Welche solte ich kaufen./ welke heeft je voorkeu
witch wan would you buy 


killinger KM 1400 SE
Webshop Title - General

Stratos FU-230
Stratos FU-230 mit Unterteil - Drechselbänke - Online-Shop - drechseln - Drechselbedarf K. Schulte - Drechseln


----------



## chrisk (Jul 11, 2015)

Hi Laurent and Welcome on the IAP forum.
The lathes you're talking about, while both made in Taiwan, are sold by German shops. That means these lathes are quite unknown here.
Having read some comments the only thing I can personnally say is they both seem to be great machines sold at fair prices.
If you speak German, you can find a lot of information in German woodturners forums.
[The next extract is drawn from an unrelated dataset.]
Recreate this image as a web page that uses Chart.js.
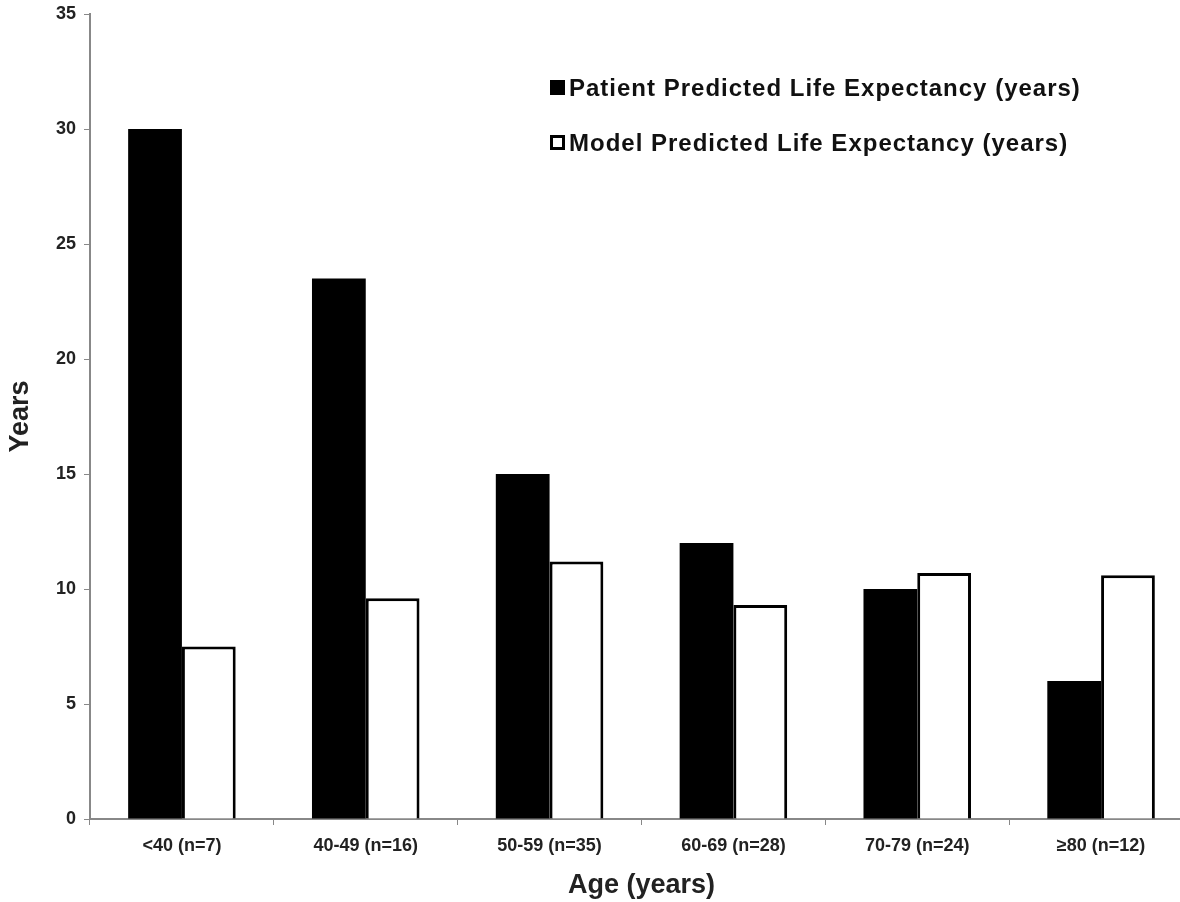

A Google search with the keywords "Drechsler forums" should give you some interesting links.
If you understand French, some threads exist in the French forum "Les fous du bois" ( http://www.lesfousdubois.org/forum ). The Killinger lathe is older and some French colleagues have purchased it.
I also heard that Stefaan Maene is a Killinger reseller and has a demonstration lathe in his shop: http://www.capellemanmachines.be/
I hope this helps.
Christos.


----------